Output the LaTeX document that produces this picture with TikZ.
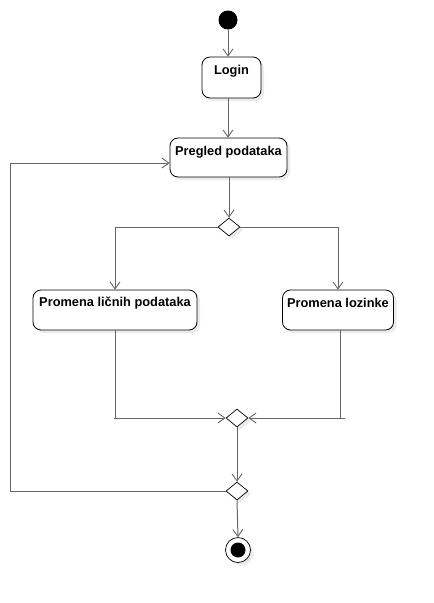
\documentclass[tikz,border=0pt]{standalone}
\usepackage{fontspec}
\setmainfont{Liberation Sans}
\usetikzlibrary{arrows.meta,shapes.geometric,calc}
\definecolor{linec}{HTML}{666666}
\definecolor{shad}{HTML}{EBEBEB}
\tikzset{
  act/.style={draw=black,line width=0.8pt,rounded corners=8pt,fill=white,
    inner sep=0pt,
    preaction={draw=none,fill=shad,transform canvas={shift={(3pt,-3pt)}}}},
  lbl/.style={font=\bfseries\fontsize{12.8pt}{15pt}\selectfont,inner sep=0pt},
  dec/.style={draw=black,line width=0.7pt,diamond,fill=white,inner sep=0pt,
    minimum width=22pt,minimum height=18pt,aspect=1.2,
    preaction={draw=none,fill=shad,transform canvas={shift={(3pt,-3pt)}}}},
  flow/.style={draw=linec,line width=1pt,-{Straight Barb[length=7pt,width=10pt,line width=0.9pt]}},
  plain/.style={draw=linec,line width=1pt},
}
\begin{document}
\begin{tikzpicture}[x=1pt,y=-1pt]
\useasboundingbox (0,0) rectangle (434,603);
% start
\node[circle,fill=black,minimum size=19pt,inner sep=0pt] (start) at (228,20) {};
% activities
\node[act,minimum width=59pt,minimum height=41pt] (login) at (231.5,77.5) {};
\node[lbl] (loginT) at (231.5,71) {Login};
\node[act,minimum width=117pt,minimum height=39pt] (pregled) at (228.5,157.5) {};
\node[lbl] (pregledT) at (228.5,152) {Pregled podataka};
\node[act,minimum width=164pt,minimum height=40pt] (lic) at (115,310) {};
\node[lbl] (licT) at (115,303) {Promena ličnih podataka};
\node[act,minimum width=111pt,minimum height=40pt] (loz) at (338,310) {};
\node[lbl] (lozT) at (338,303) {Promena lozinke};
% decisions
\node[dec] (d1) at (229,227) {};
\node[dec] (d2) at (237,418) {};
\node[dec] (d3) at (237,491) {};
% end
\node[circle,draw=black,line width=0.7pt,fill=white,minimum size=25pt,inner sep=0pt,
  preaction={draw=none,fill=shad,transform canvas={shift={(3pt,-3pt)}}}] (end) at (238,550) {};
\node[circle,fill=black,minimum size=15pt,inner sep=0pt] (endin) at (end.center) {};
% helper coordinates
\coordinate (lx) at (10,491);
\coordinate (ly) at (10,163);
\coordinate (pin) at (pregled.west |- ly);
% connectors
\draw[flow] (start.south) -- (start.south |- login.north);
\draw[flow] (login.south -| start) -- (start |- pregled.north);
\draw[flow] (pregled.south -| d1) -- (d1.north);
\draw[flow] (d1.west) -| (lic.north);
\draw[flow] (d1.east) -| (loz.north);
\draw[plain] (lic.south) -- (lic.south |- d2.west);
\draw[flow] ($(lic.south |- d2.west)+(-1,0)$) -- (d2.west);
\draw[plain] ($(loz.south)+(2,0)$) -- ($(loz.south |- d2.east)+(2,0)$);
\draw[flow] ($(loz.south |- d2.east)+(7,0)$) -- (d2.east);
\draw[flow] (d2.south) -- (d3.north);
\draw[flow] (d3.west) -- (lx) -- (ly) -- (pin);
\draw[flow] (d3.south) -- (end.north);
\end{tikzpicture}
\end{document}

######

• EXERCISE TASK:
Pictures are to be left out; repeat all the remaining data exactly.

• RESULT BELOW:
Output the LaTeX document that produces this picture with TikZ.
\documentclass[tikz,border=0pt]{standalone}
\usepackage{fontspec}
\setmainfont{Liberation Sans}
\usetikzlibrary{arrows.meta,shapes.geometric,calc}
\definecolor{linec}{HTML}{666666}
\definecolor{shad}{HTML}{EBEBEB}
\tikzset{
  act/.style={draw=black,line width=0.8pt,rounded corners=8pt,fill=white,
    inner sep=0pt,
    preaction={draw=none,fill=shad,transform canvas={shift={(3pt,-3pt)}}}},
  lbl/.style={font=\bfseries\fontsize{12.8pt}{15pt}\selectfont,inner sep=0pt},
  dec/.style={draw=black,line width=0.7pt,diamond,fill=white,inner sep=0pt,
    minimum width=22pt,minimum height=18pt,aspect=1.2,
    preaction={draw=none,fill=shad,transform canvas={shift={(3pt,-3pt)}}}},
  flow/.style={draw=linec,line width=1pt,-{Straight Barb[length=7pt,width=10pt,line width=0.9pt]}},
  plain/.style={draw=linec,line width=1pt},
}
\begin{document}
\begin{tikzpicture}[x=1pt,y=-1pt]
\useasboundingbox (0,0) rectangle (434,603);
% start
\node[circle,fill=black,minimum size=19pt,inner sep=0pt] (start) at (228,20) {};
% activities
\node[act,minimum width=59pt,minimum height=41pt] (login) at (231.5,77.5) {};
\node[lbl] (loginT) at (231.5,71) {Login};
\node[act,minimum width=117pt,minimum height=39pt] (pregled) at (228.5,157.5) {};
\node[lbl] (pregledT) at (228.5,152) {Pregled podataka};
\node[act,minimum width=164pt,minimum height=40pt] (lic) at (115,310) {};
\node[lbl] (licT) at (115,303) {Promena ličnih podataka};
\node[act,minimum width=111pt,minimum height=40pt] (loz) at (338,310) {};
\node[lbl] (lozT) at (338,303) {Promena lozinke};
% decisions
\node[dec] (d1) at (229,227) {};
\node[dec] (d2) at (237,418) {};
\node[dec] (d3) at (237,491) {};
% end
\node[circle,draw=black,line width=0.7pt,fill=white,minimum size=25pt,inner sep=0pt,
  preaction={draw=none,fill=shad,transform canvas={shift={(3pt,-3pt)}}}] (end) at (238,550) {};
\node[circle,fill=black,minimum size=15pt,inner sep=0pt] (endin) at (end.center) {};
% helper coordinates
\coordinate (lx) at (10,491);
\coordinate (ly) at (10,163);
\coordinate (pin) at (pregled.west |- ly);
% connectors
\draw[flow] (start.south) -- (start.south |- login.north);
\draw[flow] (login.south -| start) -- (start |- pregled.north);
\draw[flow] (pregled.south -| d1) -- (d1.north);
\draw[flow] (d1.west) -| (lic.north);
\draw[flow] (d1.east) -| (loz.north);
\draw[plain] (lic.south) -- (lic.south |- d2.west);
\draw[flow] ($(lic.south |- d2.west)+(-1,0)$) -- (d2.west);
\draw[plain] ($(loz.south)+(2,0)$) -- ($(loz.south |- d2.east)+(2,0)$);
\draw[flow] ($(loz.south |- d2.east)+(7,0)$) -- (d2.east);
\draw[flow] (d2.south) -- (d3.north);
\draw[flow] (d3.west) -- (lx) -- (ly) -- (pin);
\draw[flow] (d3.south) -- (end.north);
\end{tikzpicture}
\end{document}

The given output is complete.